◆ Requirements ◆
Skipping all pictures, set down the lines of the listing from the first through the one with "(0,0) rectangle (1171,928);".

|---|

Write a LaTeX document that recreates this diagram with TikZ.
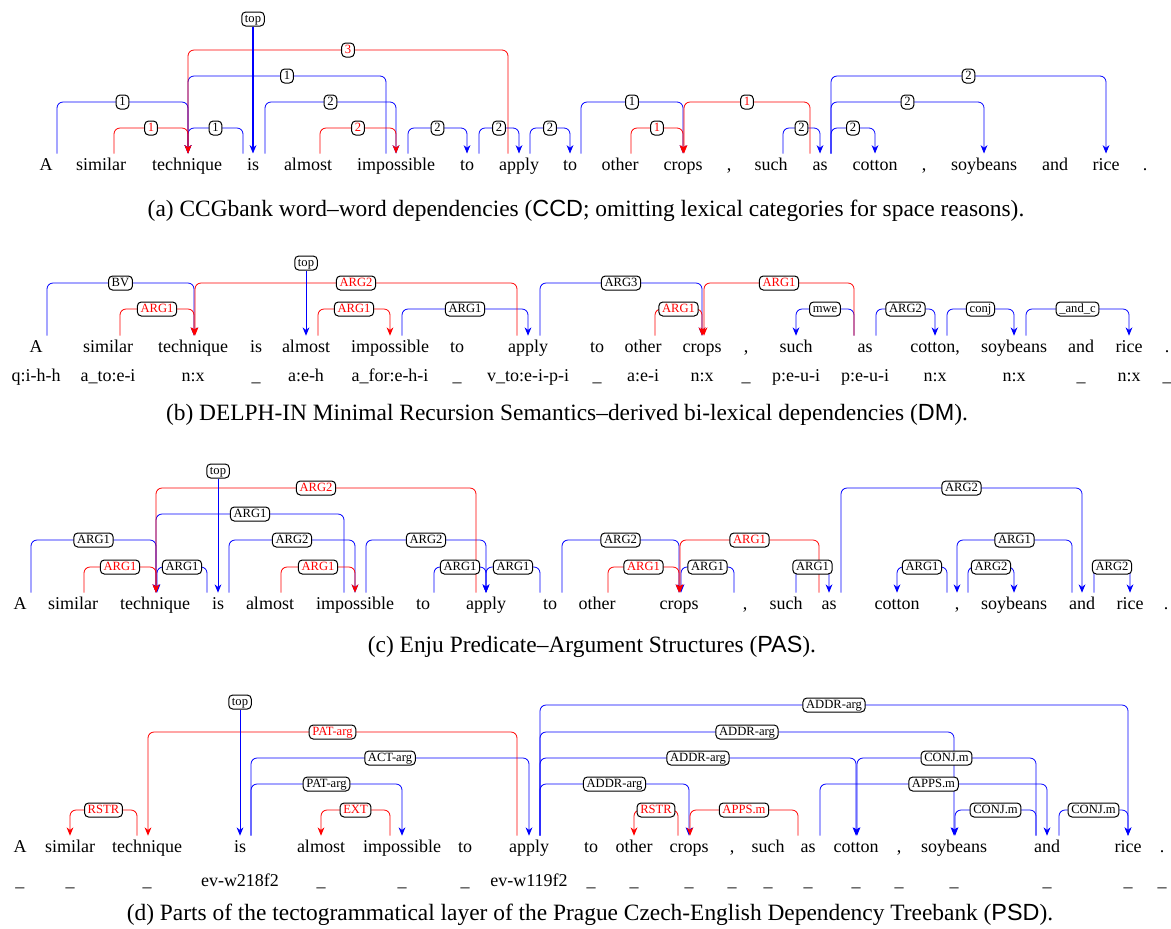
\documentclass[tikz,border=0pt]{standalone}
\usepackage{fontspec}
\setmainfont{Liberation Serif}
\setsansfont{Liberation Sans}
\usepackage{tikz}
\usetikzlibrary{positioning,calc,arrows.meta}

\pgfdeclarelayer{edges}
\pgfsetlayers{edges,main}

\tikzset{
  word/.style={font=\fontsize{9}{10}\selectfont, text height=6.3pt, text depth=2.2pt, inner ysep=1.7pt, inner xsep=0pt},
  lab/.style={draw, fill=white, rounded corners=2pt, line width=0.5pt, font=\fontsize{6.3}{7}\selectfont,
    text height=4.6pt, text depth=1.2pt, inner xsep=1.6pt, inner ysep=0.6pt},
  lab blue/.style={text=black},
  lab red/.style={text=red},
  subcap/.style={font=\fontsize{11.7}{14}\selectfont},
}

% colour, from word, x offset, to word, x offset, height, label
\newcommand{\arcdep}[7]{%
  \coordinate (s) at ($(#2.north)+(#3,0)$);
  \coordinate (e) at ($(#4.north)+(#5,0)$);
  \begin{pgfonlayer}{edges}
    \draw[#1, ->] (s) -- (s |- 0,#6) -- (e |- 0,#6) -- (e);
  \end{pgfonlayer}
  \path (s |- 0,#6) -- node[lab, lab #1, name=l-#2-#4] {#7} (e |- 0,#6);
}

\begin{document}
\begin{tikzpicture}[x=0.5pt, y=-0.5pt, line width=0.6pt, rounded corners=3pt,
  >={Stealth[length=4.2pt, width=3.4pt]}]
\useasboundingbox (0,0) rectangle (1171,928);

% (a) CCD
\node[word] (a1) at (46,166) {A};
\node[word] (a2) at (101,166) {similar};
\node[word] (a3) at (187,166) {technique};
\node[word] (a4) at (253,166) {is};
\node[word] (a5) at (308,166) {almost};
\node[word] (a6) at (396,166) {impossible};
\node[word] (a7) at (467,166) {to};
\node[word] (a8) at (519,166) {apply};
\node[word] (a9) at (570,166) {to};
\node[word] (a10) at (620,166) {other};
\node[word] (a11) at (683,166) {crops};
\node[word] (a12) at (729,166) {,};
\node[word] (a13) at (771,166) {such};
\node[word] (a14) at (820,166) {as};
\node[word] (a15) at (875,166) {cotton};
\node[word] (a16) at (924,166) {,};
\node[word] (a17) at (984,166) {soybeans};
\node[word] (a18) at (1055,166) {and};
\node[word] (a19) at (1106,166) {rice};
\node[word] (a20) at (1145,166) {.};

\node[lab] (ta) at (a4 |- 0,19) {top};
\draw[blue, ->] (ta) -- (a4);
\arcdep{blue}{a1}{11}{a3}{1}{102}{1}
\arcdep{blue}{a4}{-10}{a3}{1}{128}{1}
\arcdep{blue}{a6}{-10}{a3}{1}{76}{1}
\arcdep{blue}{a4}{12}{a6}{0}{102}{2}
\arcdep{blue}{a6}{12}{a7}{0}{128}{2}
\arcdep{blue}{a7}{12}{a8}{0}{128}{2}
\arcdep{blue}{a8}{11}{a9}{0}{128}{2}
\arcdep{blue}{a9}{11}{a11}{0}{102}{1}
\arcdep{blue}{a13}{12}{a14}{0}{128}{2}
\arcdep{blue}{a14}{11}{a15}{0}{128}{2}
\arcdep{blue}{a14}{11}{a17}{0}{102}{2}
\arcdep{blue}{a14}{11}{a19}{0}{76}{2}
\arcdep{red}{a2}{13}{a3}{1}{128}{1}
\arcdep{red}{a8}{-11}{a3}{1}{50}{3}
\arcdep{red}{a5}{12}{a6}{0}{128}{2}
\arcdep{red}{a10}{11}{a11}{0}{128}{1}
\arcdep{red}{a14}{-10}{a11}{1}{102}{1}

\node[subcap] (capa) at (586,211) {(a) CCGbank word--word dependencies (\textsf{CCD}; omitting lexical categories for space reasons).};

% (b) DM
\node[word] (b1) at (36,348) {A};
\node[word] (b2) at (108,348) {similar};
\node[word] (b3) at (193,348) {technique};
\node[word] (b4) at (256,348) {is};
\node[word] (b5) at (306,348) {almost};
\node[word] (b6) at (390,348) {impossible};
\node[word] (b7) at (457,348) {to};
\node[word] (b8) at (528,348) {apply};
\node[word] (b9) at (597,348) {to};
\node[word] (b10) at (643,348) {other};
\node[word] (b11) at (702,348) {crops};
\node[word] (b12) at (746,348) {,};
\node[word] (b13) at (796,348) {such};
\node[word] (b14) at (865,348) {as};
\node[word] (b15) at (935,348) {cotton,};
\node[word] (b16) at (1014,348) {soybeans};
\node[word] (b17) at (1081,348) {and};
\node[word] (b18) at (1129,348) {rice};
\node[word] (b19) at (1167,348) {.};

\node[word, below=2.6pt of b1] (p1) {q:i-h-h};
\node[word, below=2.6pt of b2] (p2) {a\_to:e-i};
\node[word, below=2.6pt of b3] (p3) {n:x};
\node[word, below=2.6pt of b4] (p4) {\_};
\node[word, below=2.6pt of b5] (p5) {a:e-h};
\node[word, below=2.6pt of b6] (p6) {a\_for:e-h-i};
\node[word, below=2.6pt of b7] (p7) {\_};
\node[word, below=2.6pt of b8] (p8) {v\_to:e-i-p-i};
\node[word, below=2.6pt of b9] (p9) {\_};
\node[word, below=2.6pt of b10] (p10) {a:e-i};
\node[word, below=2.6pt of b11] (p11) {n:x};
\node[word, below=2.6pt of b12] (p12) {\_};
\node[word, below=2.6pt of b13] (p13) {p:e-u-i};
\node[word, below=2.6pt of b14] (p14) {p:e-u-i};
\node[word, below=2.6pt of b15] (p15) {n:x};
\node[word, below=2.6pt of b16] (p16) {n:x};
\node[word, below=2.6pt of b17] (p17) {\_};
\node[word, below=2.6pt of b18] (p18) {n:x};
\node[word, below=2.6pt of b19] (p19) {\_};

\node[lab] (tb) at (b5 |- 0,263) {top};
\draw[blue, ->] (tb) -- (b5);
\arcdep{blue}{b1}{11}{b3}{1}{283}{BV}
\arcdep{blue}{b6}{12}{b8}{0}{309}{ARG1}
\arcdep{blue}{b8}{12}{b11}{0}{283}{ARG3}
\arcdep{blue}{b14}{-11}{b13}{0}{309}{mwe}
\arcdep{blue}{b14}{11}{b15}{0}{309}{ARG2}
\arcdep{blue}{b15}{12}{b16}{0}{309}{conj}
\arcdep{blue}{b16}{12}{b18}{0}{309}{\_and\_c}
\arcdep{red}{b2}{12}{b3}{1}{309}{ARG1}
\arcdep{red}{b8}{-11}{b3}{2}{283}{ARG2}
\arcdep{red}{b5}{12}{b6}{0}{309}{ARG1}
\arcdep{red}{b10}{12}{b11}{0}{309}{ARG1}
\arcdep{red}{b14}{-11}{b11}{2}{283}{ARG1}

\node[subcap] (capb) at (567,415) {(b) DELPH-IN Minimal Recursion Semantics--derived bi-lexical dependencies (\textsf{DM}).};

% (c) PAS
\node[word] (c1) at (20,605) {A};
\node[word] (c2) at (73,605) {similar};
\node[word] (c3) at (155,605) {technique};
\node[word] (c4) at (218,605) {is};
\node[word] (c5) at (270,605) {almost};
\node[word] (c6) at (355,605) {impossible};
\node[word] (c7) at (423,605) {to};
\node[word] (c8) at (486,605) {apply};
\node[word] (c9) at (550,605) {to};
\node[word] (c10) at (597,605) {other};
\node[word] (c11) at (679,605) {crops};
\node[word] (c12) at (745,605) {,};
\node[word] (c13) at (786,605) {such};
\node[word] (c14) at (829,605) {as};
\node[word] (c15) at (897,605) {cotton};
\node[word] (c16) at (957,605) {,};
\node[word] (c17) at (1014,605) {soybeans};
\node[word] (c18) at (1082,605) {and};
\node[word] (c19) at (1130,605) {rice};
\node[word] (c20) at (1166,605) {.};

\node[lab] (tc) at (c4 |- 0,471) {top};
\draw[blue, ->] (tc) -- (c4);
\arcdep{blue}{c1}{11}{c3}{1}{540}{ARG1}
\arcdep{blue}{c4}{-11}{c3}{2}{567}{ARG1}
\arcdep{blue}{c6}{-11}{c3}{1}{514}{ARG1}
\arcdep{blue}{c4}{11}{c6}{0}{540}{ARG2}
\arcdep{blue}{c6}{11}{c8}{0}{540}{ARG2}
\arcdep{blue}{c7}{11}{c8}{0}{567}{ARG1}
\arcdep{blue}{c9}{-10}{c8}{0}{567}{ARG1}
\arcdep{blue}{c9}{12}{c11}{0}{540}{ARG2}
\arcdep{blue}{c12}{-11}{c11}{2}{567}{ARG1}
\arcdep{blue}{c13}{10}{c14}{0}{567}{ARG1}
\arcdep{blue}{c14}{12}{c18}{0}{488}{ARG2}
\arcdep{blue}{c16}{-10}{c15}{0}{567}{ARG1}
\arcdep{blue}{c16}{11}{c17}{0}{567}{ARG2}
\arcdep{blue}{c18}{-10}{c16}{0}{540}{ARG1}
\arcdep{blue}{c18}{12}{c19}{0}{567}{ARG2}
\arcdep{red}{c2}{11}{c3}{1}{567}{ARG1}
\arcdep{red}{c8}{-10}{c3}{1}{488}{ARG2}
\arcdep{red}{c5}{11}{c6}{0}{567}{ARG1}
\arcdep{red}{c10}{11}{c11}{0}{567}{ARG1}
\arcdep{red}{c14}{-10}{c11}{1}{540}{ARG1}

\node[subcap] (capc) at (592,647) {(c) Enju Predicate--Argument Structures (\textsf{PAS}).};

% (d) PSD
\node[word] (d1) at (20,848) {A};
\node[word] (d2) at (70,848) {similar};
\node[word] (d3) at (147,848) {technique};
\node[word] (d4) at (240,848) {is};
\node[word] (d5) at (321,848) {almost};
\node[word] (d6) at (402,848) {impossible};
\node[word] (d7) at (465,848) {to};
\node[word] (d8) at (529,848) {apply};
\node[word] (d9) at (591,848) {to};
\node[word] (d10) at (634,848) {other};
\node[word] (d11) at (689,848) {crops};
\node[word] (d12) at (732,848) {,};
\node[word] (d13) at (768,848) {such};
\node[word] (d14) at (808,848) {as};
\node[word] (d15) at (856,848) {cotton};
\node[word] (d16) at (899,848) {,};
\node[word] (d17) at (954,848) {soybeans};
\node[word] (d18) at (1047,848) {and};
\node[word] (d19) at (1128,848) {rice};
\node[word] (d20) at (1162,848) {.};

\node[word, below=5.1pt of d1] (q1) {\_};
\node[word, below=5.1pt of d2] (q2) {\_};
\node[word, below=5.1pt of d3] (q3) {\_};
\node[word, below=5.1pt of d4] (q4) {ev-w218f2};
\node[word, below=5.1pt of d5] (q5) {\_};
\node[word, below=5.1pt of d6] (q6) {\_};
\node[word, below=5.1pt of d7] (q7) {\_};
\node[word, below=5.1pt of d8] (q8) {ev-w119f2};
\node[word, below=5.1pt of d9] (q9) {\_};
\node[word, below=5.1pt of d10] (q10) {\_};
\node[word, below=5.1pt of d11] (q11) {\_};
\node[word, below=5.1pt of d12] (q12) {\_};
\node[word, below=5.1pt of d13] (q13) {\_};
\node[word, below=5.1pt of d14] (q14) {\_};
\node[word, below=5.1pt of d15] (q15) {\_};
\node[word, below=5.1pt of d16] (q16) {\_};
\node[word, below=5.1pt of d17] (q17) {\_};
\node[word, below=5.1pt of d18] (q18) {\_};
\node[word, below=5.1pt of d19] (q19) {\_};
\node[word, below=5.1pt of d20] (q20) {\_};

\node[lab] (td) at (d4 |- 0,702) {top};
\draw[blue, ->] (td) -- (d4);
\arcdep{blue}{d4}{11}{d8}{0}{758}{ACT-arg}
\arcdep{blue}{d4}{11}{d6}{0}{784}{PAT-arg}
\arcdep{blue}{d8}{11}{d19}{0}{705}{ADDR-arg}
\arcdep{blue}{d8}{11}{d17}{0}{732}{ADDR-arg}
\arcdep{blue}{d8}{11}{d15}{0}{758}{ADDR-arg}
\arcdep{blue}{d8}{11}{d11}{0}{784}{ADDR-arg}
\arcdep{blue}{d18}{-11}{d15}{1}{758}{CONJ.m}
\arcdep{blue}{d14}{12}{d18}{0}{784}{APPS.m}
\arcdep{blue}{d18}{-11}{d17}{1}{810}{CONJ.m}
\arcdep{blue}{d18}{12}{d19}{0}{810}{CONJ.m}
\arcdep{red}{d3}{-10}{d2}{0}{810}{RSTR}
\arcdep{red}{d8}{-12}{d3}{1}{732}{PAT-arg}
\arcdep{red}{d6}{-12}{d5}{0}{810}{EXT}
\arcdep{red}{d11}{-11}{d10}{0}{810}{RSTR}
\arcdep{red}{d14}{-10}{d11}{1}{810}{APPS.m}

\node[subcap] (capd) at (590,915) {(d) Parts of the tectogrammatical layer of the Prague Czech-English Dependency Treebank (\textsf{PSD}).};
\end{tikzpicture}
\end{document}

|---|

◆ Response to this task ◆
Write a LaTeX document that recreates this diagram with TikZ.
\documentclass[tikz,border=0pt]{standalone}
\usepackage{fontspec}
\setmainfont{Liberation Serif}
\setsansfont{Liberation Sans}
\usepackage{tikz}
\usetikzlibrary{positioning,calc,arrows.meta}

\pgfdeclarelayer{edges}
\pgfsetlayers{edges,main}

\tikzset{
  word/.style={font=\fontsize{9}{10}\selectfont, text height=6.3pt, text depth=2.2pt, inner ysep=1.7pt, inner xsep=0pt},
  lab/.style={draw, fill=white, rounded corners=2pt, line width=0.5pt, font=\fontsize{6.3}{7}\selectfont,
    text height=4.6pt, text depth=1.2pt, inner xsep=1.6pt, inner ysep=0.6pt},
  lab blue/.style={text=black},
  lab red/.style={text=red},
  subcap/.style={font=\fontsize{11.7}{14}\selectfont},
}

% colour, from word, x offset, to word, x offset, height, label
\newcommand{\arcdep}[7]{%
  \coordinate (s) at ($(#2.north)+(#3,0)$);
  \coordinate (e) at ($(#4.north)+(#5,0)$);
  \begin{pgfonlayer}{edges}
    \draw[#1, ->] (s) -- (s |- 0,#6) -- (e |- 0,#6) -- (e);
  \end{pgfonlayer}
  \path (s |- 0,#6) -- node[lab, lab #1, name=l-#2-#4] {#7} (e |- 0,#6);
}

\begin{document}
\begin{tikzpicture}[x=0.5pt, y=-0.5pt, line width=0.6pt, rounded corners=3pt,
  >={Stealth[length=4.2pt, width=3.4pt]}]
\useasboundingbox (0,0) rectangle (1171,928);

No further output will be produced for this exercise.